Cuesta aceptar la muerte de un ser querido.

Y por las noches resucita en el sueño y uno habla con él, y juega, y camina, y se besa,… pero cuando se despierta…

¿No habrá otra dimensión existencial, además de la consciente?

¿Y si siguiera durmiendo seguiría yo con él y él conmigo?

¿Qué es el dormir sino un amago de muerte, una semi-muerte temporal y pasajera?

¿Y si “conciencia” y “otra vida tras la muerte” se repeliesen, como el agua y el aceite, existiendo ambas, aunque no puedan existir mezcladas?

Aunque ya no esté conmigo, al despertar, ¿seguirá estando en alguna otra parte y entra en contacto conmigo y yo con él en los sueños?

¿No sería bonito, bueno, que más allá de la muerte, en esta vida, hubiera otra vida, y además eterna?

Por desear que no quede.

Tampoco se puede demostrar que no.

¿Por qué no creerlo? ¿Qué cuesta creerlo?

Los rituales religiosos no han sido/no son sino intentos simbólicos de mantener en la existencia al ya muerto, aunque se encuentre en otra dimensión.

Son como el pago de un rescate, como un aval para que les vaya bien, aunque se mantengan sólo en la memoria.

¿Habrá algo, realmente, más absurdo que visitar el cementerio y poner ramos de flores sobre la tumba? Sin embargo, psicológicamente, se descarga tensión.

El culto funerario, las misas de aniversario, con el recuerdo del muerto, es como pedirle perdón por si acaso en algo le fallamos, en vida, y por nosotros que no quede.
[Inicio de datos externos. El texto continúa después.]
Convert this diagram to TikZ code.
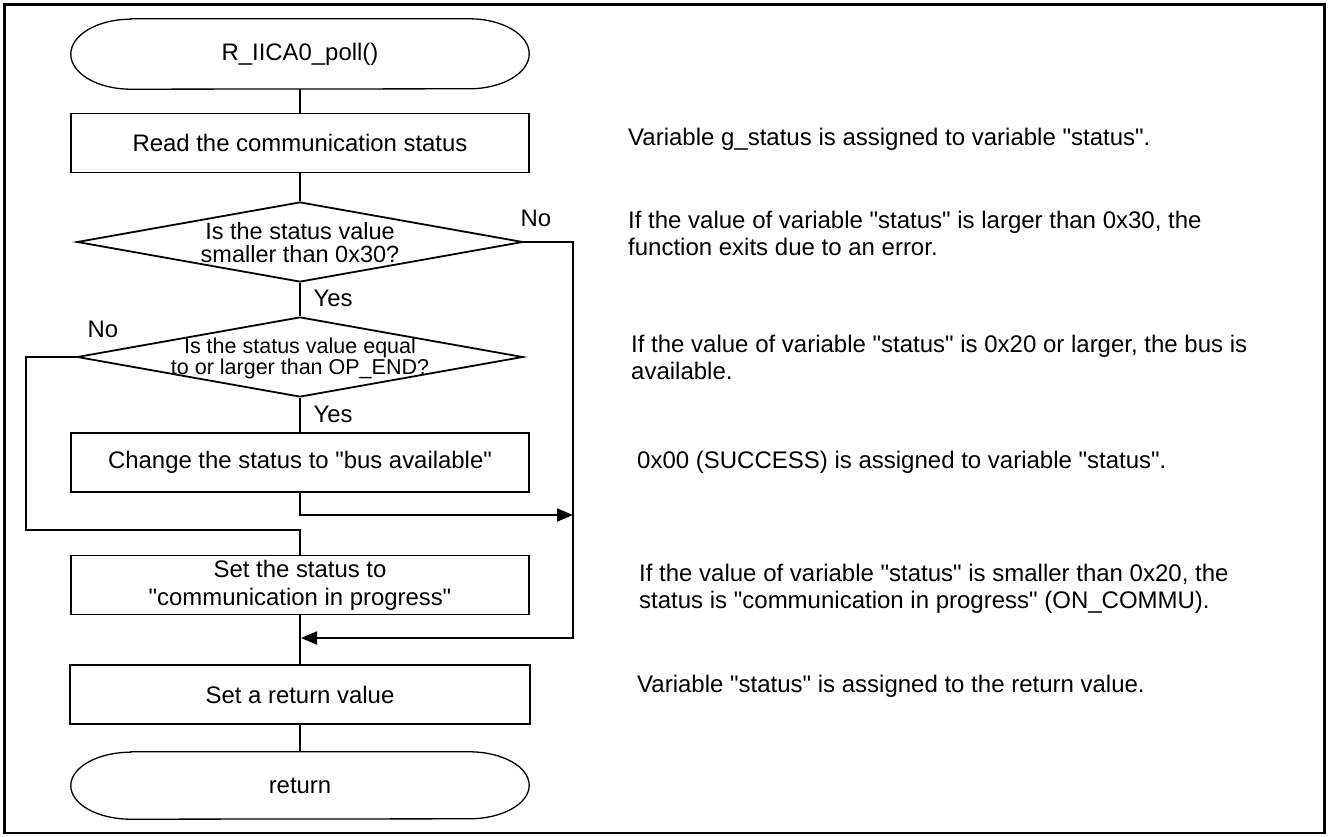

Es como una reparación de repuesto.

“Yo sé que no sirven para nada, pero me consuela” – dice mi madre, todos los años, en el aniversario de mi padre y de mi abuela.


“Que descanse en paz” y si no puede volver, en persona, que no venga como espectro resucitado, no siendo que quiera vengarse de haber tenido un comportamiento incorrecto con él, en algún momento y de lo que no haya sido consciente.

Se paga el peaje para que llegue al lugar en el que creemos y no sabemos, para que esté bien, pero que no vuelva en el estado calamitoso en que se encontraba cuando se fue.

Nuestros muchos monumentos megalíticos (dólmenes, menhires, navetas, talayots, túmulos, sepulturas…Todos ellos de carácter funerario.

Todos conocemos la civilización egipcia, con sus pirámides, hipogeos, mastabas, la trepanación y la conservación de los cadáveres (momias), con objetos necesarios (comida, instrumentos de caza, utensilios domésticos,….).

O las monedas en la boca de los muertos griegos para pagarle a Caronte, el barquero del infierno, para que los pase a la otra orilla.

Recordemos “Las danzas de la muerte”, medievales, cantadas y bailadas, en las que se reflejan dos cosas:

1.- Que la muerte es universal, que de ella nadie se libra, que todos moriremos,… por lo que hay que estar preparados, por aquello de “mors certa sed hora incerta”

2.- Que ella nos iguala a todos desde el Papa al último hombre, todos seremos igualmente segados por la guadaña, sin respetar categoría social ni religiosa alguna.

En Andalucía, la asistencia a los funerales es mayoritaria y, quizá inconscientemente, sea una manera de celebrar la suerte que uno tiene de que a él, por el momento, le ha resbalado, le ha pasado de largo, dándole, así, gracias a Dios.

Si creer en la otra vida, eterna, conllevase renunciar a los placeres y alegrías de esta vida ¿merecería la pena?